Canto de Gal supera ousadias de Thomas

JOÃO MÁXIMO
DA SUCURSAL DO RIO

Relâmpagos, trovões, luzes feéricas. Fumaça, cacofonias, gritos lancinantes. Os primeiros cinco minutos de "O Sorriso do Gato de Alice –show que Gal Costa estreou anteontem no Imperator, Méier, zona norte do Rio– chegaram a preocupar. Deslizando sobre um telhado como uma gata sinuosa, ela se movia mas não cantava. Ao contrário do que havia antecipado, parecia deixar que o ambicioso aparato audiovisual montado por Gerald Thomas se sobrepusesse ao seu canto. Mas não. Tão logo começou a cantar "Solitude", soube-se que a voz mais abençoada do Brasil, e não o homem que a dirigia, seria a estrela da noite.
Um show para ninguém ficar indiferente. Nem fãs nem desafetos (fãs dela, desafetos de Thomas). Gal é das mais carismáticas artistas brasileiras. Mais magra, mais bonita e mais sensual que nunca, tem irresistível presença no palco. Movimenta-se com graça e segurança, e não perde o aprumo mesmo quando os fãs reagem com exagerados uis e uaus. Ou quando uma voz feminina, lá de um canto, suplica aos gritos: "Tira a roupa, Gal!". No máximo, exibe generosa e desafiadoramente os seios enquanto canta "...Brasil, mostra tua cara...", voltando a fazê-lo em "Tropicália" e "Baby". Mais à vontade do que quando desfilou pela Mangueira.
Quanto aos desafetos de Thomas, vão lá para não gostar. Torcem o nariz para as ambições formais do diretor, ficam sem entender os ruídos e muito menos os dez guarda-chuvas dependurados no palco. Também se recusam a admitir que a plataforma cor de telha sobra a qual Gal canta é um telhado. Mas há muito de má vontade nessas restrições. Mesmo considerando que o espetáculo começa com uma cara (a proposta teatral e algo wagneriana de Thomas) e acaba com outra (um simples recital, como queria Gal), e mesmo reconhecendo que certas ousadias não funcionam, Thomas é o responsável por alguns grandes momentos da noite. Por exemplo: Gal sentada num canto inferior do palco e a sombra ampliada de Jaques Morelenbaum e seu celo no canto superior oposto, unindo-se para fazerem de "Canto Triste" uma emoção para olhos e ouvidos.
Mas a estrela é mesmo Gal. Ela e sua voz. Uma voz que horas antes da estréia simplesmente pifou. Desesperado, o irmão e empresário Guto Burgos levou-a ao fonoaudiólogo. Sábia medida. Receitados alguns exercícios e duas gotas de tranquilidade, Gal pôde entrar em cena com a garganta em forma.
Algumas palavras sobre o repertório (de resto, palavras que valem para todo show da cantora): é impressionante como Gal não se importa em cantar canções não exatamente à altura de sua voz. Quem a ouve em "Não É Desgraça Ser Pobre" (fado que Matinas Suzuki Jr. descobriu para ela em Tóquio), ou em "Errática", ou ainda em "Gratitude", se sente diante de uma intérprete rara. O mesmo não se pode dizer das melôs futebolísticas do dinâmico Ben Jor ("Eu vou lhe avisar, goleiro não pode falhar...)". O repertório podia ter mais "Canto Triste" e menos os ritmos febris que predominam na metade recital do espetáculo. "É pra levantar a galera", explica uma fã. Tudo bem. Mas a voz de Gal, sem os baticuns da moda, já é o bastante para levantar dez maracanãs.

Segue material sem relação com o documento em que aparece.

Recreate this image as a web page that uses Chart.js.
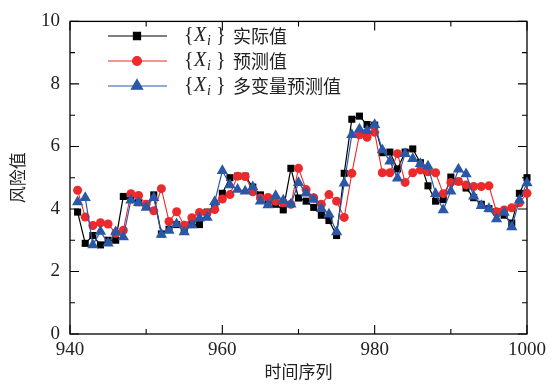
<!DOCTYPE html>
<html lang="zh">
<head>
<meta charset="UTF-8">
<title>风险值 – 时间序列</title>
<script src="https://cdn.jsdelivr.net/npm/chart.js"></script>
<style>
  body { margin: 0; padding: 0; background: #fff; }
  #wrap { width: 555px; height: 385px; }
</style>
</head>
<body>
<div id="wrap"><canvas id="riskChart" width="555" height="385"></canvas></div>
<script>
const timeIdx = [941, 942, 943, 944, 945, 946, 947, 948, 949, 950,
  951, 952, 953, 954, 955, 956, 957, 958, 959, 960,
  961, 962, 963, 964, 965, 966, 967, 968, 969, 970,
  971, 972, 973, 974, 975, 976, 977, 978, 979, 980,
  981, 982, 983, 984, 985, 986, 987, 988, 989, 990,
  991, 992, 993, 994, 995, 996, 997, 998, 999, 1000];

const actual = [3.9, 2.9, 3.15, 2.85, 3.0, 3.0, 4.4, 4.3, 4.2, 4.1,
  4.45, 3.2, 3.35, 3.5, 3.35, 3.5, 3.5, 3.9, 4.1, 4.5,
  5.0, 5.05, 5.05, 4.7, 4.45, 4.25, 4.15, 3.97, 5.3, 4.35,
  4.25, 4.05, 3.8, 3.63, 3.15, 5.14, 6.87, 6.97, 6.7, 6.68,
  5.8, 5.82, 5.28, 5.82, 5.92, 5.48, 4.74, 4.25, 4.3, 5.02,
  4.88, 4.67, 4.36, 4.15, 4.01, 3.91, 3.8, 3.55, 4.5, 5.0];

const predicted = [4.6, 3.74, 3.47, 3.56, 3.52, 3.22, 3.32, 4.49, 4.43, 4.15,
  3.94, 4.65, 3.6, 3.91, 3.48, 3.72, 3.89, 3.87, 3.98, 4.32,
  4.46, 5.05, 5.04, 4.55, 4.35, 4.37, 4.25, 4.2, 4.15, 5.3,
  4.62, 4.36, 4.15, 4.46, 4.25, 3.73, 5.14, 6.37, 6.29, 6.45,
  5.16, 5.16, 5.77, 4.85, 5.16, 5.25, 5.19, 5.16, 4.49, 4.85,
  4.88, 4.77, 4.72, 4.72, 4.74, 3.91, 3.97, 4.04, 4.2, 4.5];

const multiPred = [4.22, 4.36, 2.85, 3.28, 2.9, 3.26, 3.1, 4.28, 4.2, 4.05,
  4.36, 3.18, 3.31, 3.52, 3.26, 3.49, 3.7, 3.73, 4.23, 5.22,
  4.77, 4.62, 4.57, 4.7, 4.25, 4.13, 4.42, 4.28, 4.15, 4.84,
  4.5, 4.3, 4.01, 3.83, 3.26, 4.82, 6.37, 6.55, 6.5, 6.69,
  5.89, 5.53, 4.98, 5.77, 5.61, 5.45, 5.37, 4.49, 3.97, 4.57,
  5.27, 5.12, 4.41, 4.1, 4.01, 3.68, 3.89, 3.42, 4.28, 4.83];

const xMajor = [940, 960, 980, 1000];
const xMinor = [950, 970, 990];
const yMajor = [0, 2, 4, 6, 8, 10];
const yMinor = [1, 3, 5, 7, 9];
const seriesNames = ['实际值', '预测值', '多变量预测值'];

const serif = '"Liberation Serif", "DejaVu Serif", serif';
const cjk = '"Noto Sans CJK SC", sans-serif';

function toPoints(vals) {
  return vals.map((v, i) => ({ x: timeIdx[i], y: v }));
}

// box + inward ticks on all four sides
const frameTicks = {
  id: 'frameTicks',
  beforeDatasetsDraw(chart) {
    const { ctx, chartArea: a, scales: { x, y } } = chart;
    ctx.save();
    ctx.strokeStyle = '#000';
    ctx.lineWidth = 1.3;
    ctx.strokeRect(a.left, a.top, a.right - a.left, a.bottom - a.top);
    ctx.lineWidth = 1.1;
    ctx.beginPath();
    const xt = (vals, len) => vals.forEach(v => {
      const px = x.getPixelForValue(v);
      ctx.moveTo(px, a.bottom); ctx.lineTo(px, a.bottom - len);
      ctx.moveTo(px, a.top); ctx.lineTo(px, a.top + len);
    });
    const yt = (vals, len) => vals.forEach(v => {
      const py = y.getPixelForValue(v);
      ctx.moveTo(a.left, py); ctx.lineTo(a.left + len, py);
      ctx.moveTo(a.right, py); ctx.lineTo(a.right - len, py);
    });
    xt(xMajor, 9); xt(xMinor, 5);
    yt(yMajor, 9); yt(yMinor, 5);
    ctx.stroke();
    ctx.restore();
  }
};

// legend inside the plot, top-left
const innerLegend = {
  id: 'innerLegend',
  afterDraw(chart) {
    const ctx = chart.ctx;
    ctx.save();
    seriesNames.forEach((name, i) => {
      const ds = chart.data.datasets[i];
      const yy = 36 + i * 25;
      ctx.strokeStyle = ds.borderColor;
      ctx.lineWidth = ds.borderWidth;
      ctx.beginPath();
      ctx.moveTo(108, yy); ctx.lineTo(167, yy);
      ctx.stroke();
      ctx.fillStyle = ds.pointBackgroundColor;
      ctx.strokeStyle = ds.pointBorderColor;
      Chart.helpers.drawPoint(ctx, { pointStyle: ds.pointStyle, radius: ds.pointRadius, borderWidth: 1, rotation: 0 }, 137, yy);

      ctx.fillStyle = '#222';
      ctx.textBaseline = 'middle';
      ctx.font = '20px ' + serif;
      ctx.fillText('{', 184, yy);
      ctx.font = 'italic 20px ' + serif;
      ctx.fillText('X', 194, yy);
      ctx.font = 'italic 14px ' + serif;
      ctx.fillText('i', 207, yy + 5);
      ctx.font = '20px ' + serif;
      ctx.fillText('}', 216, yy);
      ctx.font = '18px ' + cjk;
      ctx.fillText(name, 233, yy);
    });
    ctx.restore();
  }
};

const ctx = document.getElementById('riskChart').getContext('2d');
new Chart(ctx, {
  type: 'line',
  data: {
    datasets: [
      {
        label: seriesNames[0], data: toPoints(actual),
        borderColor: '#000', borderWidth: 1.2,
        pointStyle: 'rect', pointRadius: 5,
        pointBackgroundColor: '#000', pointBorderColor: '#000', pointBorderWidth: 0,
        order: 2, clip: false
      },
      {
        label: seriesNames[1], data: toPoints(predicted),
        borderColor: '#ec2a2c', borderWidth: 1.1,
        pointStyle: 'circle', pointRadius: 4.5,
        pointBackgroundColor: '#ec2a2c', pointBorderColor: '#ec2a2c', pointBorderWidth: 0,
        order: 1, clip: false
      },
      {
        label: seriesNames[2], data: toPoints(multiPred),
        borderColor: '#2a58a6', borderWidth: 1.2,
        pointStyle: 'triangle', pointRadius: 6.5,
        pointBackgroundColor: '#2a58a6', pointBorderColor: '#2a58a6', pointBorderWidth: 0,
        order: 0, clip: false
      }
    ]
  },
  options: {
    responsive: false,
    devicePixelRatio: 1,
    animation: false,
    layout: { padding: { left: 0, right: 28, top: 15, bottom: 0 } },
    plugins: { legend: { display: false }, tooltip: { enabled: false } },
    elements: { line: { tension: 0 } },
    scales: {
      x: {
        type: 'linear', min: 940, max: 1000,
        afterBuildTicks: s => { s.ticks = xMajor.map(v => ({ value: v })); },
        afterFit: s => { s.height = 51; },
        grid: { display: false, drawTicks: false },
        border: { display: false },
        ticks: { font: { family: serif, size: 19 }, color: '#222', padding: 5, maxRotation: 0,
                 callback: v => String(v) },
        title: { display: true, text: '时间序列', font: { family: cjk, size: 17 }, color: '#222', padding: { top: 0, bottom: 3 } }
      },
      y: {
        min: 0, max: 10,
        afterBuildTicks: s => { s.ticks = yMajor.map(v => ({ value: v })); },
        afterFit: s => { s.width = 70; },
        grid: { display: false, drawTicks: false },
        border: { display: false },
        ticks: { font: { family: serif, size: 19 }, color: '#222', padding: 10, callback: v => String(v) },
        title: { display: true, text: '风险值', font: { family: cjk, size: 17 }, color: '#222', padding: { top: 7, bottom: 0 } }
      }
    }
  },
  plugins: [frameTicks, innerLegend]
});
</script>
</body>
</html>
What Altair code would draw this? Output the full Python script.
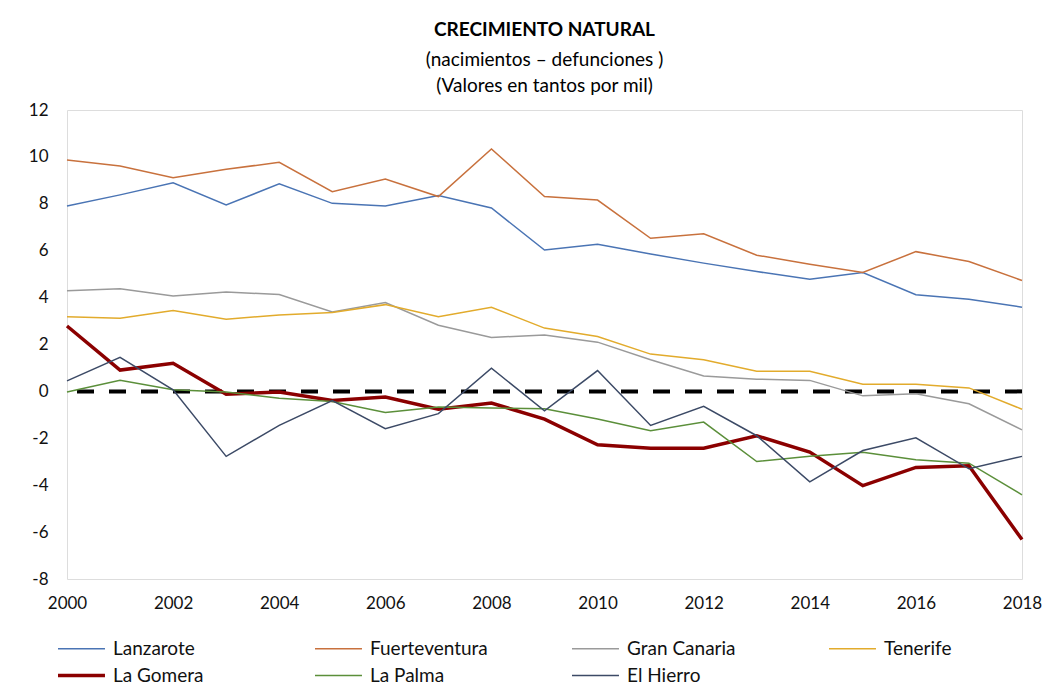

Texto Anterior: Rio comemora 30 anos de 'Deus e o Diabo'
Próximo Texto: Estrelas dão brilho à noite
Índice


Clique aqui para deixar comentários e sugestões para o ombudsman.


Copyright Empresa Folha da Manhã S/A. Todos os direitos reservados. É proibida a reprodução do conteúdo desta página em qualquer meio de comunicação, eletrônico ou impresso, sem autorização escrita da Folhapress.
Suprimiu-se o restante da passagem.